Office Location

1305 Franklin Street, Ste. 319
Oakland, CA 94612

Services

Additional Specialties

  • Premarital Counseling
  • Mediated Dispute Resolution
  • Mindful Communication
  • Midlife Challenges
  • Aging and End-of-Life Issues
  • Existential Processing
  • Substance Abuse

Michael Lubofsky, AMFT

We are highly sensitive beings.  Each one of us enters the world in a precarious state subject to the positive and negative reinforcement of those charged with marshaling us through childhood.  To the extent that this feedback falls short of establishing a secure base early in life, we may internalize strategies to maintain “safe” distance from other human beings. Over the years and perhaps decades to follow, these strategies often crystallize into a conceptualized “self” soon giving rise to a vague, nagging idea that something is “wrong” with us.

Our closest intimate relationships most intensely arouse embedded fears resulting from these early childhood experiences.  Absent clarity, however, we may be quick to attribute challenges experienced in adult relationships directly to our current partner(s).  Our partners become confused by our reactions, especially when lacking insight into the frailties of the other that resulted from his/her early childhood experiences. In short, we begin to “take things personally.”

Couples therapy is a uniquely positioned forum in which to deeply explore conditioned thinking and habitual reactions around love, sex, marriage, family, children, etc., most of which took root in early childhood.  Couples therapy affords the therapist an opportunity not only to explore the subconscious of each partner, but to do so in real-time relationship. This rich information on each partner individually, as well as within the relational system, provides the basis for deep personal and couples transformation.

Background

My psychotherapy practice offers clients unique Reality Attunement Therapy that integrates Cognitive, Existential, Gestalt, and Buddhist theory.  I work with clients to cultivate an experiential appreciation for the space between conditioned thought and experiential, felt-sense reality.  It is within the space between thought and grounded being that true open-heartedness and inner peace can manifest.  This process can be deeply transformational when actively practiced by both/all members of a couple or family unit.
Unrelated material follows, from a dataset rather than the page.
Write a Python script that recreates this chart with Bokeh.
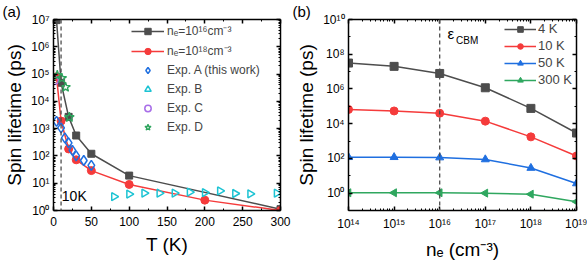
from bokeh.plotting import figure
from bokeh.models import (FixedTicker, LinearAxis, LogAxis, Span, Label, Legend,
                          LegendItem, CustomJSTickFormatter)
from bokeh.layouts import row
from bokeh.embed import file_html
from bokeh.resources import INLINE
import math

FONT = "Liberation Sans"

# ---------------- data: panel (a) ----------------
T_ne16 = [4, 10, 20, 30, 50, 100, 300]
tau_ne16 = [9.5e6, 4.8e4, 2.7e3, 560, 120, 19, 1.12]
T_ne18 = [4, 10, 20, 30, 50, 100, 200, 300]
tau_ne18 = [8e4, 1.9e3, 180, 72, 29, 9, 2.4, 1.0]
T_expA = [4, 10, 15, 20, 25, 30, 40, 50]
tau_expA = [1850, 1070, 460, 300, 160, 100, 68, 45]
T_expB = [80, 100, 120, 140, 160, 180, 200, 220, 240, 260, 295]
tau_expB = [3.2, 4.0, 4.3, 4.3, 4.3, 4.7, 4.5, 5.2, 4.2, 4.1, 4.3]
T_expC = [1]
tau_expC = [5.8e4]
T_expD = [5, 11, 16, 21]
tau_expD = [9e4, 7e4, 3.3e4, 2.6e3]
T_ticks = [0, 50, 100, 150, 200, 250, 300]
T_minor = [25, 75, 125, 175, 225, 275]
a_decades = list(range(0, 8))

# ---------------- data: panel (b) ----------------
ne = [1e14, 1e15, 1e16, 1e17, 1e18, 1e19]
tau_4K = [3.1e7, 2.0e7, 7.8e6, 1.17e6, 7.6e4, 2.9e3]
tau_10K = [6.6e4, 5.4e4, 4.0e4, 1.4e4, 1.74e3, 138]
tau_50K = [117, 117, 112, 87, 28, 3.6]
tau_300K = [1.05, 1.05, 1.05, 1.0, 0.87, 0.32]
b_x_decades = list(range(14, 20))
b_y_decades = list(range(0, 11, 2))
b_y_minor_decades = [-1, 1, 3, 5, 7, 9]

GRAY = "#4d4d4d"
RED = "#f53b3b"
BLUE = "#1f6fe0"
CYAN = "#1cc3d3"
PURPLE = "#a86ee8"
GREEN = "#2ea55e"
GREEN_B = "#2fa75f"

SUP = str.maketrans("0123456789-", "⁰¹²³⁴⁵⁶⁷⁸⁹⁻")


def sup(s):
    return str(s).translate(SUP)


def style_axis(ax, show_labels=True):
    ax.axis_line_color = "black"
    ax.axis_line_width = 1.5
    ax.major_tick_line_color = "black"
    ax.major_tick_line_width = 1.5
    ax.minor_tick_line_color = "black"
    ax.minor_tick_line_width = 1
    ax.major_tick_in = 4
    ax.major_tick_out = 0
    ax.minor_tick_in = 2
    ax.minor_tick_out = 0
    ax.major_label_text_font = FONT
    ax.major_label_text_color = "black"
    ax.axis_label_text_font = FONT
    ax.axis_label_text_font_style = "normal"
    ax.axis_label_text_color = "black"
    if show_labels:
        ax.major_label_text_font_size = "12px"
        ax.axis_label_text_font_size = "19px"
    else:
        ax.formatter = CustomJSTickFormatter(code="return '';")
        ax.major_label_text_font_size = "1px"
        ax.major_label_standoff = 0


def style_title(p, text, offset):
    p.title.text = text
    p.title.text_font = FONT
    p.title.text_font_size = "15px"
    p.title.text_font_style = "normal"
    p.title.text_color = "black"
    p.title.align = "left"
    p.title.offset = offset
    p.title.standoff = 0


def log_minor(decades):
    out = []
    for d in decades:
        for m in range(2, 10):
            out.append(m * 10.0 ** d)
    return out


# ======================= panel (a) =======================
pa = figure(width=292, height=263, x_range=(0, 300), y_range=(1, 1e7),
            y_axis_type="log", output_backend="svg", toolbar_location=None,
            min_border_left=52, min_border_right=12, min_border_top=15,
            min_border_bottom=53)
pa.outline_line_color = None
pa.xgrid.visible = False
pa.ygrid.visible = False
style_title(pa, "(a)", -51)

xt_a = FixedTicker(ticks=T_ticks, minor_ticks=T_minor)
yt_a = FixedTicker(ticks=[10.0 ** d for d in a_decades],
                   minor_ticks=log_minor(a_decades[:-1]))
pa.xaxis.ticker = xt_a
pa.yaxis.ticker = yt_a
pa.xaxis.axis_label = "T (K)"
pa.yaxis.axis_label = "Spin lifetime (ps)"
pa.yaxis.major_label_overrides = {10.0 ** d: "10" + sup(d) for d in a_decades}
for ax in pa.xaxis + pa.yaxis:
    style_axis(ax)
pa.xaxis.major_label_standoff = 6
pa.xaxis.axis_label_standoff = 5
pa.yaxis.major_label_standoff = 4
pa.yaxis.axis_label_standoff = 3

top_a = LinearAxis(ticker=xt_a)
right_a = LogAxis(ticker=yt_a)
style_axis(top_a, False)
style_axis(right_a, False)
pa.add_layout(top_a, "above")
pa.add_layout(right_a, "right")

pa.add_layout(Span(location=10, dimension="height", line_color=GRAY,
                   line_dash="4 3", line_width=1.3))

l16 = pa.line(T_ne16, tau_ne16, line_color=GRAY, line_width=1.5)
s16 = pa.scatter(T_ne16, tau_ne16, marker="square", size=7,
                 fill_color=GRAY, line_color=GRAY)
l18 = pa.line(T_ne18, tau_ne18, line_color=RED, line_width=1.5)
s18 = pa.scatter(T_ne18, tau_ne18, marker="circle", size=8,
                 fill_color=RED, line_color=RED)
rA = pa.scatter(T_expA, tau_expA, marker="diamond", size=10,
                fill_color=None, line_color=BLUE, line_width=1.5)
rB = pa.scatter(T_expB, tau_expB, marker="triangle", size=8, angle=-math.pi / 2,
                fill_color=None, line_color=CYAN, line_width=1.5)
rC = pa.scatter(T_expC, tau_expC, marker="circle", size=8,
                fill_color=None, line_color=PURPLE, line_width=1.5)
rD = pa.scatter(T_expD, tau_expD, marker="star", size=10,
                fill_color=None, line_color=GREEN, line_width=1.3)

leg_a = Legend(items=[
    LegendItem(label="nₑ=10" + sup(16) + "cm" + sup(-3), renderers=[l16, s16]),
    LegendItem(label="nₑ=10" + sup(18) + "cm" + sup(-3), renderers=[l18, s18]),
    LegendItem(label="Exp. A (this work)", renderers=[rA]),
    LegendItem(label="Exp. B", renderers=[rB]),
    LegendItem(label="Exp. C", renderers=[rC]),
    LegendItem(label="Exp. D", renderers=[rD]),
], location=(78, 75), padding=0, margin=0, border_line_color=None,
    background_fill_alpha=0, label_text_font=FONT, label_text_font_size="12px",
    glyph_width=33, glyph_height=16, label_height=16, spacing=3,
    label_standoff=3)
pa.add_layout(leg_a)

pa.add_layout(Label(x=11, y=1.7, text="10K", text_font=FONT,
                    text_font_size="14px", text_color="black"))

# ======================= panel (b) =======================
pb = figure(width=295, height=263, x_range=(1e14, 1e19), y_range=(0.1, 1e10),
            x_axis_type="log", y_axis_type="log", output_backend="svg",
            toolbar_location=None, min_border_left=56, min_border_right=11,
            min_border_top=15, min_border_bottom=51)
pb.outline_line_color = None
pb.xgrid.visible = False
pb.ygrid.visible = False
style_title(pb, "(b)", -56)

xt_b = FixedTicker(ticks=[10.0 ** d for d in b_x_decades],
                   minor_ticks=log_minor(b_x_decades[:-1]))
yt_b = FixedTicker(ticks=[10.0 ** d for d in b_y_decades],
                   minor_ticks=[10.0 ** d for d in b_y_minor_decades])
pb.xaxis.ticker = xt_b
pb.yaxis.ticker = yt_b
pb.xaxis.major_label_overrides = {10.0 ** d: "10" + sup(d) for d in b_x_decades}
pb.yaxis.major_label_overrides = {10.0 ** d: "10" + sup(d) for d in b_y_decades}
pb.xaxis.axis_label = "nₑ (cm" + sup(-3) + ")"
pb.yaxis.axis_label = "Spin lifetime (ps)"
for ax in pb.xaxis + pb.yaxis:
    style_axis(ax)
pb.xaxis.major_label_standoff = 6
pb.xaxis.axis_label_standoff = 5
pb.yaxis.major_label_standoff = 4
pb.yaxis.axis_label_standoff = 3

top_b = LogAxis(ticker=xt_b)
right_b = LogAxis(ticker=yt_b)
style_axis(top_b, False)
style_axis(right_b, False)
pb.add_layout(top_b, "above")
pb.add_layout(right_b, "right")

pb.add_layout(Span(location=1e16, dimension="height", line_color=GRAY,
                   line_dash="4 3", line_width=1.3))

series_b = [
    ("4 K", tau_4K, GRAY, "square", 0),
    ("10 K", tau_10K, RED, "circle", 0),
    ("50 K", tau_50K, BLUE, "triangle", 0),
    ("300 K", tau_300K, GREEN_B, "triangle", math.pi / 2),
]
items_b = []
for lab, vals, col, mk, ang in series_b:
    ln = pb.line(ne, vals, line_color=col, line_width=1.5)
    sc = pb.scatter(ne, vals, marker=mk, size=8, angle=ang,
                    fill_color=col, line_color=col)
    items_b.append(LegendItem(label=lab, renderers=[ln, sc]))

leg_b = Legend(items=items_b, location=(156, 123), padding=0, margin=0,
               border_line_color=None, background_fill_alpha=0,
               label_text_font=FONT, label_text_font_size="13px",
               glyph_width=32, glyph_height=14, label_height=14, spacing=2,
               label_standoff=2)
pb.add_layout(leg_b)

pb.add_layout(Label(x=10 ** 16.17, y=10 ** 8.72, text="ε", text_font=FONT,
                    text_font_size="15px", text_color="black"))
pb.add_layout(Label(x=10 ** 16.36, y=10 ** 8.45, text="CBM", text_font=FONT,
                    text_font_size="10px", text_color="black"))

layout = row(pa, pb)
open("out.html", "w").write(file_html(layout, INLINE))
In addition to my master’s degree in Counseling Psychology from Wright Institute in Berkeley, I have a law degree from Boston University School of Law.  I have practiced law and mediation for over twenty-five years primarily in the area of divorce and family law.  My extensive mediation training and experience affords unique insight and effective approaches for navigating conflict and moving diverse interests toward shared grounding and openness to optimal solutions that transcend more narrow self-interest.

In My Free Time

My wife and I have lived in West Oakland since 2004, currently with our two-year old Yorkshire Terrier named Eno.  I have maintained a daily meditation practice for almost thirty years.  In 2016 I completed a 300-hour Mindfulness in Law Teacher Training Program including direct training from several of the most prominent Buddhist teachers in the United States including Norman Fischer and James Baraz.  My mindfulness and meditation practice began in the early 1990’s in a Boston-based MBSR program developed by Herbert Benson.  I also maintain a daily fitness routine that on a given day might include running, rowing, and/or cycling.  I enjoy a wide range of music as well as reading both fiction and non-fiction, especially biographies of rock and roll musicians and other highly creative individuals.